Micah stared at her for a moment, too stunned to say anything. He considered asking another question and then thought the better of it.

Dari giggled. “Anyways,” she said, snatching her sweater off the ground, “I should be going.”

Micah leaned over and kissed her deeply on the neck. “Dari,” he murmured, wrapping his arms around her so she couldn’t leave, “there is a God then?”

Dari leaned into his shoulder. “Of course, stupid.”

Micah thought very hard. He knew he could only keep her there for so long. “Why does he let bad things happen?”

Dari squirmed. “Because.”

“Because why?”

“No,” Dari shifted so she was facing him. “That’s all there is.

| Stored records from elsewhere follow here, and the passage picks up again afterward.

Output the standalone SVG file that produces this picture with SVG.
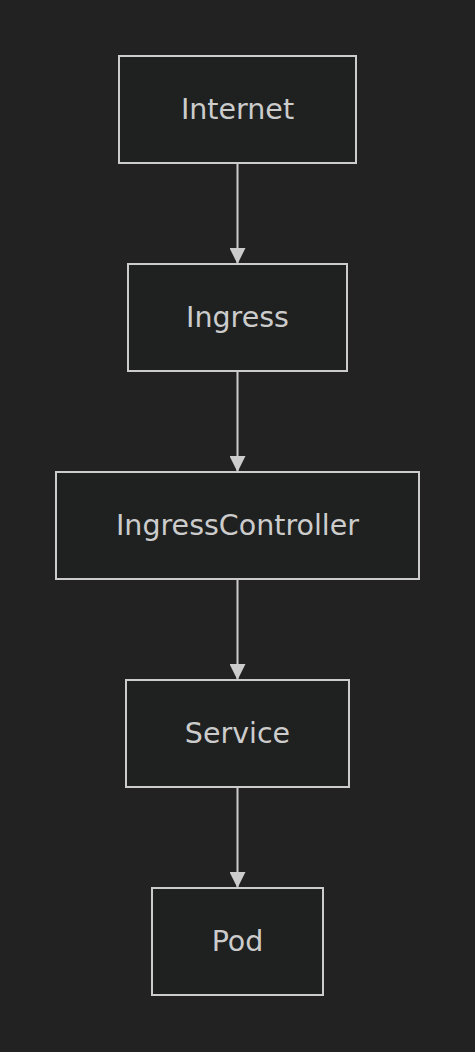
<svg xmlns="http://www.w3.org/2000/svg" width="475" height="1052" viewBox="0 0 475 1052">
<style>
.node rect{fill:#1f2020;stroke:#cccccc;stroke-width:2}
.node text{fill:#cccccc;font-family:"DejaVu Sans",sans-serif;font-size:28.5px;text-anchor:middle;dominant-baseline:central}
.edge{stroke:#cccccc;stroke-width:2;fill:none}
</style>
<defs>
<marker id="arr" markerWidth="16" markerHeight="16" refX="16" refY="8" orient="auto" markerUnits="userSpaceOnUse">
<path d="M0,0 L16,8 L0,16 Z" fill="#cccccc"/>
</marker>
</defs>
<rect width="475" height="1052" fill="#222222"/>
<g id="connectors">
<line class="edge" x1="237.5" y1="164" x2="237.5" y2="264" marker-end="url(#arr)"/>
<line class="edge" x1="237.5" y1="372" x2="237.5" y2="472" marker-end="url(#arr)"/>
<line class="edge" x1="237.5" y1="580" x2="237.5" y2="680" marker-end="url(#arr)"/>
<line class="edge" x1="237.5" y1="788" x2="237.5" y2="888" marker-end="url(#arr)"/>
</g>
<g id="Internet" class="node"><rect x="119" y="56" width="237" height="107"/><text x="237.5" y="109">Internet</text></g>
<g id="Ingress" class="node"><rect x="128" y="264" width="219" height="107"/><text x="237.5" y="317">Ingress</text></g>
<g id="IngressController" class="node"><rect x="56" y="472" width="363" height="107"/><text x="237.5" y="525">IngressController</text></g>
<g id="Service" class="node"><rect x="126" y="680" width="223" height="107"/><text x="237.5" y="733">Service</text></g>
<g id="Pod" class="node"><rect x="152" y="888" width="171" height="107"/><text x="237.5" y="941">Pod</text></g>
</svg>
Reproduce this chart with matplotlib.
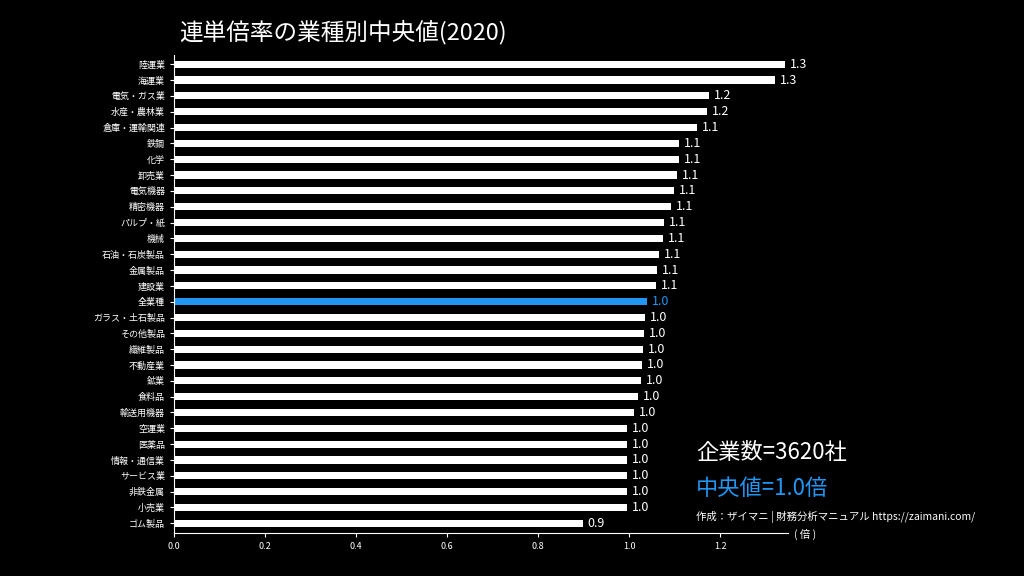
import matplotlib
matplotlib.use("Agg")
import matplotlib.pyplot as plt

plt.rcParams["font.family"] = ["Noto Sans CJK JP", "DejaVu Sans"]

categories = ["陸運業","海運業","電気・ガス業","水産・農林業","倉庫・運輸関連","鉄鋼","化学","卸売業",
              "電気機器","精密機器","パルプ・紙","機械","石油・石炭製品","金属製品","建設業","全業種",
              "ガラス・土石製品","その他製品","繊維製品","不動産業","鉱業","食料品","輸送用機器","空運業",
              "医薬品","情報・通信業","サービス業","非鉄金属","小売業","ゴム製品"]
values = [1.343,1.321,1.176,1.171,1.149,1.110,1.110,1.105,1.099,1.092,1.077,1.075,1.066,1.062,1.059,
          1.040,1.035,1.033,1.031,1.029,1.026,1.020,1.011,0.996,0.996,0.996,0.996,0.996,0.996,0.899]
xticks = [0.0,0.2,0.4,0.6,0.8,1.0,1.2]

fig = plt.figure(figsize=(10.24,5.76), dpi=100, facecolor="black")
ax = fig.add_axes([0.17,0.075,0.60,0.83], facecolor="black")
ys = list(range(len(categories)))[::-1]
colors = ["#2196f3" if c == "全業種" else "white" for c in categories]
ax.barh(ys, values, height=0.45, color=colors)
for y, v, c in zip(ys, values, colors):
    ax.text(v+0.01, y, f"{v:.1f}", color=c, va="center", ha="left", fontsize=9)
ax.set_yticks(ys)
ax.set_yticklabels(categories, fontsize=6.5, color="white")
ax.set_xticks(xticks)
ax.set_xticklabels([f"{t:.1f}" for t in xticks], fontsize=6.5, color="white")
ax.set_xlim(0,1.35)
ax.set_ylim(-0.6, len(categories)-0.4)
for s in ["top","right"]:
    ax.spines[s].set_visible(False)
for s in ["left","bottom"]:
    ax.spines[s].set_color("white")
ax.tick_params(colors="white", length=3)

fig.text(0.175,0.945,"連単倍率の業種別中央値(2020)", color="white", fontsize=17, va="center")
fig.text(0.68,0.215,"企業数=3620社", color="white", fontsize=16, va="center")
fig.text(0.68,0.152,"中央値=1.0倍", color="#2196f3", fontsize=16, va="center")
fig.text(0.68,0.102,"作成：ザイマニ | 財務分析マニュアル https://zaimani.com/", color="white", fontsize=7.5, va="center")
fig.text(0.775,0.073,"( 倍 )", color="white", fontsize=7.5, va="center")
fig.savefig("out.png", dpi=100, facecolor="black")
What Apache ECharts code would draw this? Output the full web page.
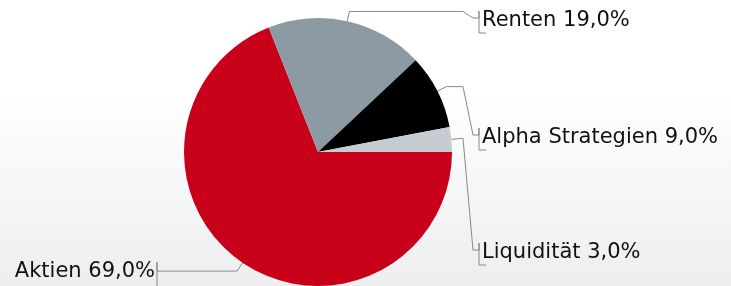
<!DOCTYPE html>
<html>
<head>
<meta charset="utf-8">
<script src="https://cdn.jsdelivr.net/npm/echarts@6/dist/echarts.min.js"></script>
<style>
  html, body { margin: 0; padding: 0; }
  #main { width: 731px; height: 286px; }
</style>
</head>
<body>
<div id="main"></div>
<script>
// Daten
var names = ["Aktien", "Renten", "Alpha Strategien", "Liquidität"];
var values = [69, 19, 9, 3];
var colors = ["#c8001a", "#8c9aa3", "#000000", "#c6cdd2"];

// Layout der Beschriftungen (Mitte der Textzeile, y in px)
var labelCenterY = [272, 21, 138, 253];

var cx = 318, cy = 152, r = 134;

var myChart = echarts.init(document.getElementById("main"));

var seriesData = names.map(function (n, i) {
  return { name: n, value: values[i], itemStyle: { color: colors[i] } };
});

var option = {
  animation: false,
  backgroundColor: {
    type: "linear", x: 0, y: 0, x2: 0, y2: 1,
    colorStops: [
      { offset: 0, color: "#ffffff" },
      { offset: 0.3, color: "#ffffff" },
      { offset: 1, color: "#eceef0" }
    ]
  },
  series: [
    {
      type: "pie",
      center: [cx, cy],
      radius: r,
      startAngle: 0,
      clockwise: true,
      avoidLabelOverlap: false,
      emphasis: { disabled: true },
      data: seriesData,
      label: {
        show: true,
        position: "outside",
        fontFamily: "DejaVu Sans",
        fontSize: 21,
        color: "#111",
        formatter: function (p) {
          return p.name + " " + p.value.toFixed(1).replace(".", ",") + "%";
        }
      },
      labelLine: {
        show: true,
        length: 10,
        length2: 10,
        lineStyle: { color: "#888888", width: 1 }
      },
      labelLayout: function (p) {
        var i = p.dataIndex;
        var pts = p.labelLinePoints;
        var p0 = pts[0], p1 = pts[1];
        var yC = labelCenterY[i];
        if (i === 0) {
          // links
          var bx = 157;
          return {
            x: bx - 2,
            y: yC,
            align: "right",
            verticalAlign: "middle",
            labelLinePoints: [
              p0, p1, [bx, p1[1]], [bx, yC - 10], [bx, yC + 20]
            ]
          };
        }
        var xa = cx + r + 11, xb = cx + r + 21, xc = cx + r + 27;
        var yL = yC - 3;
        return {
          x: xc + 3,
          y: yC,
          align: "left",
          verticalAlign: "middle",
          labelLinePoints: [
            p0, p1, [xa, p1[1]], [xb, yL], [xc, yL],
            [xc, yC - 10], [xc, yC + 12], [xc + 7, yC + 12]
          ]
        };
      }
    }
  ]
};

myChart.setOption(option);
</script>
</body>
</html>
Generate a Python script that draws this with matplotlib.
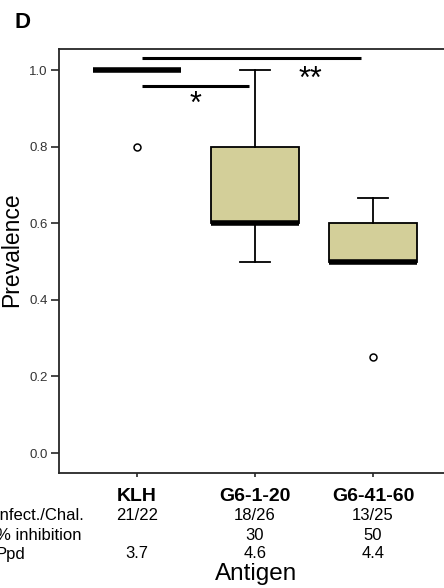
import matplotlib
matplotlib.use("Agg")
import matplotlib.pyplot as plt

plt.rcParams['font.family'] = ['Liberation Sans', 'DejaVu Sans']

# data
groups = ["KLH", "G6-1-20", "G6-41-60"]
whislo = [1.0, 0.5, 0.5]
q1 = [1.0, 0.6, 0.5]
med = [1.0, 0.6, 0.5]
q3 = [1.0, 0.8, 0.6]
whishi = [1.0, 1.0, 0.667]
fliers = [[0.8], [], [0.25]]

row_names = ["Infect./Chal.", "% inhibition", "Ppd"]
infect = ["21/22", "18/26", "13/25"]
inhibition = ["", "30", "50"]
ppd = ["3.7", "4.6", "4.4"]

box_color = "#D3CF99"
spine_color = "#262626"

fig = plt.figure(figsize=(4.44, 5.88), dpi=100)
ax = fig.add_axes([59 / 444, 115 / 588, 392 / 444, 424 / 588])

stats = []
for i in range(len(groups)):
    stats.append(dict(label=groups[i], whislo=whislo[i], q1=q1[i], med=med[i],
                      q3=q3[i], whishi=whishi[i], fliers=fliers[i]))

pos = [1, 2, 3]
ax.bxp(stats, positions=pos, widths=0.75, capwidths=0.25, patch_artist=True,
       boxprops=dict(facecolor=box_color, edgecolor="black", linewidth=1.3),
       medianprops=dict(color="black", linewidth=4),
       whiskerprops=dict(color="black", linewidth=1.3),
       capprops=dict(color="black", linewidth=1.3),
       flierprops=dict(marker="o", markersize=5, markerfacecolor="white",
                       markeredgecolor="black", markeredgewidth=1.1))

# significance bars
ax.plot([1.04, 2.9], [1.031, 1.031], color="black", linewidth=2.2, solid_capstyle="butt")
ax.plot([1.04, 1.95], [0.959, 0.959], color="black", linewidth=2.2, solid_capstyle="butt")
ax.text(2.47, 0.974, "**", ha="center", va="center", fontsize=22)
ax.text(1.50, 0.910, "*", ha="center", va="center", fontsize=22)

ax.set_xlim(0.34, 3.66)
ax.set_ylim(-0.052, 1.055)
ax.set_yticks([0.0, 0.2, 0.4, 0.6, 0.8, 1.0])
ax.set_yticklabels(["0.0", "0.2", "0.4", "0.6", "0.8", "1.0"], fontsize=9.5, color="#333333")
ax.set_xticks(pos)
ax.set_xticklabels(groups, fontsize=14, fontweight="bold")
ax.tick_params(axis="x", length=3, width=1.2, color=spine_color, pad=8)
ax.tick_params(axis="y", length=6, width=1.2, color=spine_color, pad=2)

for s in ax.spines.values():
    s.set_color(spine_color)
    s.set_linewidth(1.3)

ax.set_ylabel("Prevalence", fontsize=16.5)
ax.yaxis.set_label_coords(-0.092, 0.526)

# table rows under the axis
row_y = [515, 535, 554]
rows = [infect, inhibition, ppd]
for name, vals, py in zip(row_names, rows, row_y):
    fig.text(-4 / 444, 1 - py / 588, name, ha="left", va="center", fontsize=12)
    for p, v in zip(pos, vals):
        x_fig = fig.transFigure.inverted().transform(ax.transData.transform((p, 0)))[0]
        fig.text(x_fig, 1 - py / 588, v, ha="center", va="center", fontsize=12)

fig.text(256 / 444, 1 - 574 / 588, "Antigen", ha="center", va="center", fontsize=17.5)
fig.text(14 / 444, 1 - 23 / 588, "D", ha="left", va="center", fontsize=16, fontweight="bold")

fig.savefig("out.png", dpi=100)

Just – because.” Micah raised an eyebrow at her, waiting. “Look,” she said, annoyed, “just because I know everything doesn’t mean I understand it.” She wriggled her way out of his arms. “I really have to go now.”

She turned to leave but Micah caught her by the hand. She whipped around, but there was something in the way that Micah was looking at her that stayed her tongue. He met her eyes and held them in his steady gaze.

“Dari,” Micah’s voice broke as he said the word. “Dari, why you?”

Dari didn’t say anything. Instead, she only shook her head sadly, leaned in close and silently kissed Micah on the cheek. Micah let go of her hand. Dari walked quickly towards the door. She was just reaching for the door handle when Micah called out to her again.

“Dari,” he said her name gently, so gently, “what’s the answer?

Dari turned and stared at him. “Micah… there isn’t one.”